Singapore's fintech adoption has increased from 15 percent in 2015 to 23 percent in 2017, according to the latest EY FinTech Adoption Index.
Money transfers and payments (38 percent) as well as savings and investments (17 percent) saw good penetration in the market, though adoption of borrowing (3 percent) and financial planning services (4 percent) were particularly low.
EY expects fintech adoption in Singapore to increase to 56 percent with more usage by both the older generation and millennials.
Currently, 22 percent of the 45-64-year olds respondents are digitally active while 15 percent of those over 65 said they use fintech services regularly. As for millennials, they were found to require a wide range of financial services as they achieve milestones such as completing their education, gaining full-time employment, becoming homeowners and having children.
In order for financial institutions and fintech collaborations to be successful, fintech companies in Singapore must be able to get access to customers and scale to build a sustainable business model.
"While FinTech adoption levels in Singapore are lower than the global average, the groundwork has been laid and its anticipated penetration will increase across all categories in the next 12 months, with the highest growth expected from borrowing platforms and financial planning tools," said Liew Nam Soon, EY Asean Financial Services managing partner, Ernst & Young Advisory.
EY also found that 40 percent of fintech users regularly use on-demand services such as food delivery, while 44 percent of fintech users regularly participate in the sharing economy like car sharing. Only 11 percent of non-fintech adopters use either of these services on a regular basis.

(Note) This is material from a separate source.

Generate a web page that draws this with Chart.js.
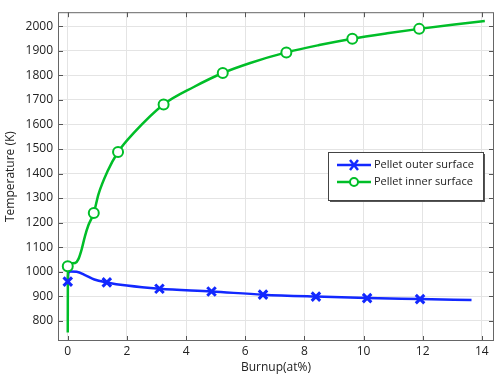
<!DOCTYPE html>
<html lang="en">
<head>
  <meta charset="UTF-8">
  <title>Pellet surface temperature vs burnup</title>
  <script src="https://cdn.jsdelivr.net/npm/chart.js"></script>
  <style>
    body { margin: 0; background: #fff; }
    #wrap { width: 498px; height: 375px; }
  </style>
</head>
<body>
  <div id="wrap"><canvas id="chartCanvas" width="498" height="375"></canvas></div>

  <script>
    // curve values
    const outerX = [0, 0.02, 0.1, 0.3, 0.6, 0.9, 1.32, 2.0, 3.1, 4.86, 6.6, 8.39, 10.12, 11.91, 13.65];
    const outerY = [959, 995, 1000, 999, 985, 968, 956, 943, 930, 919, 906, 898, 892, 888, 884];
    const innerX = [0, 0.005, 0.05, 0.25, 0.36, 0.47, 0.58, 0.70, 0.88, 1.04, 1.34, 1.70, 2.24, 3.24, 4.26, 5.24, 6.17, 7.39, 8.5, 9.62, 10.8, 11.88, 13.0, 14.1];
    const innerY = [752, 1022, 1033, 1035, 1051, 1091, 1144, 1190, 1239, 1316, 1408, 1488, 1567, 1682, 1753, 1810, 1851, 1894, 1924, 1950, 1972, 1990, 2007, 2022];

    // marker positions
    const outerMarkX = [0, 1.32, 3.1, 4.86, 6.6, 8.39, 10.12, 11.91];
    const outerMarkY = [959, 956, 930, 919, 906, 898, 892, 888];
    const innerMarkX = [0, 0.88, 1.70, 3.24, 5.24, 7.39, 9.62, 11.88];
    const innerMarkY = [1022, 1239, 1488, 1682, 1810, 1894, 1950, 1990];

    const xTicks = [0, 2, 4, 6, 8, 10, 12, 14];
    const yTicks = [800, 900, 1000, 1100, 1200, 1300, 1400, 1500, 1600, 1700, 1800, 1900, 2000];
    const seriesNames = ["Pellet outer surface", "Pellet inner surface"];

    const BLUE = "rgb(18,40,255)";
    const GREEN = "rgb(0,190,40)";
    const FONT = "'Open Sans', 'DejaVu Sans', sans-serif";

    const pts = (xs, ys) => xs.map((x, i) => ({ x: x, y: ys[i] }));

    // inward tick marks on all four sides + legend box inside the plot
    const frameExtras = {
      id: "frameExtras",
      afterDraw(chart) {
        const c = chart.ctx, a = chart.chartArea;
        const xs = chart.scales.x, ys = chart.scales.y;
        c.save();
        c.strokeStyle = "#555";
        c.lineWidth = 1;
        c.beginPath();
        xTicks.forEach(v => {
          const px = Math.round(xs.getPixelForValue(v)) + 0.5;
          c.moveTo(px, a.bottom); c.lineTo(px, a.bottom - 5);
          c.moveTo(px, a.top); c.lineTo(px, a.top + 5);
        });
        yTicks.forEach(v => {
          const py = Math.round(ys.getPixelForValue(v)) + 0.5;
          c.moveTo(a.left, py); c.lineTo(a.left + 5, py);
          c.moveTo(a.right, py); c.lineTo(a.right - 5, py);
        });
        c.stroke();
        c.strokeStyle = "#666";
        c.strokeRect(a.left + 0.5, a.top + 0.5, a.right - a.left - 1, a.bottom - a.top - 1);

        // legend
        const bx = 328, by = 152, bw = 155, bh = 48;
        c.fillStyle = "#555";
        c.fillRect(bx + 2, by + 2, bw, bh);
        c.fillStyle = "#fff";
        c.fillRect(bx, by, bw, bh);
        c.strokeStyle = "#444";
        c.lineWidth = 1;
        c.strokeRect(bx + 0.5, by + 0.5, bw, bh);
        const rows = [
          { name: seriesNames[0], color: BLUE, y: by + 13, marker: "x" },
          { name: seriesNames[1], color: GREEN, y: by + 30, marker: "o" }
        ];
        rows.forEach(r => {
          c.strokeStyle = r.color;
          c.lineWidth = 2.5;
          c.beginPath();
          c.moveTo(bx + 9, r.y); c.lineTo(bx + 43, r.y);
          c.stroke();
          const mx = bx + 26;
          c.beginPath();
          if (r.marker === "x") {
            c.moveTo(mx - 4, r.y - 5); c.lineTo(mx + 4, r.y + 5);
            c.moveTo(mx + 4, r.y - 5); c.lineTo(mx - 4, r.y + 5);
            c.stroke();
          } else {
            c.lineWidth = 2;
            c.arc(mx, r.y, 4, 0, Math.PI * 2);
            c.fillStyle = "#fff";
            c.fill();
            c.stroke();
          }
          c.fillStyle = "#222";
          c.font = "11px " + FONT;
          c.textBaseline = "middle";
          c.textAlign = "left";
          c.fillText(r.name, bx + 46, r.y);
        });
        c.restore();
      }
    };

    const ctx = document.getElementById("chartCanvas").getContext("2d");
    new Chart(ctx, {
      type: "scatter",
      data: {
        datasets: [
          {
            label: seriesNames[0], data: pts(outerX, outerY), showLine: true,
            borderColor: BLUE, borderWidth: 2.5, pointRadius: 0, cubicInterpolationMode: "monotone", order: 2
          },
          {
            label: seriesNames[1], data: pts(innerX, innerY), showLine: true,
            borderColor: GREEN, borderWidth: 2.5, pointRadius: 0, cubicInterpolationMode: "monotone", order: 1
          },
          {
            label: seriesNames[0] + " markers", data: pts(outerMarkX, outerMarkY), showLine: false,
            pointStyle: "crossRot", pointRadius: 6, borderColor: BLUE, borderWidth: 3, order: 0
          },
          {
            label: seriesNames[1] + " markers", data: pts(innerMarkX, innerMarkY), showLine: false,
            pointStyle: "circle", pointRadius: 5, borderColor: GREEN, backgroundColor: "#fff", borderWidth: 2, order: 0
          }
        ]
      },
      options: {
        responsive: false,
        animation: false,
        layout: { autoPadding: false, padding: { top: 3, right: 4, left: 0, bottom: 0 } },
        plugins: { legend: { display: false }, tooltip: { enabled: false } },
        scales: {
          x: {
            type: "linear", min: -0.33, max: 14.41,
            afterBuildTicks: s => { s.ticks = xTicks.map(v => ({ value: v })); },
            afterFit: s => { s.height = 34; },
            grid: { color: "#e4e4e4", drawTicks: false },
            border: { display: false },
            ticks: { color: "#222", font: { family: FONT, size: 12 }, padding: 3, maxRotation: 0, callback: v => String(v) },
            title: { display: true, text: "Burnup(at%)", color: "#222", font: { family: FONT, size: 12 }, padding: { top: 0, bottom: 0 } }
          },
          y: {
            type: "linear", min: 717, max: 2058,
            afterBuildTicks: s => { s.ticks = yTicks.map(v => ({ value: v })); },
            afterFit: s => { s.width = 58; },
            grid: { color: "#e4e4e4", drawTicks: false },
            border: { display: false },
            ticks: { color: "#222", font: { family: FONT, size: 12 }, padding: 5, callback: v => String(v) },
            title: { display: true, text: "Temperature (K)", color: "#222", font: { family: FONT, size: 12 }, padding: { top: 3, bottom: 0 } }
          }
        }
      },
      plugins: [frameExtras]
    });
  </script>
</body>
</html>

Besides that, the Index revealed that emerging markets are driving much of the fintech adoption globally, with China, India, South Africa, Brazil and Mexico averaging at 46 percent.
Both China and India have seen the highest adoption rates of fintech at 69 percent and 52 percent respectively.
Fintech firms in these two nations have been successful at tapping into the tech-literate but financially under-served segments.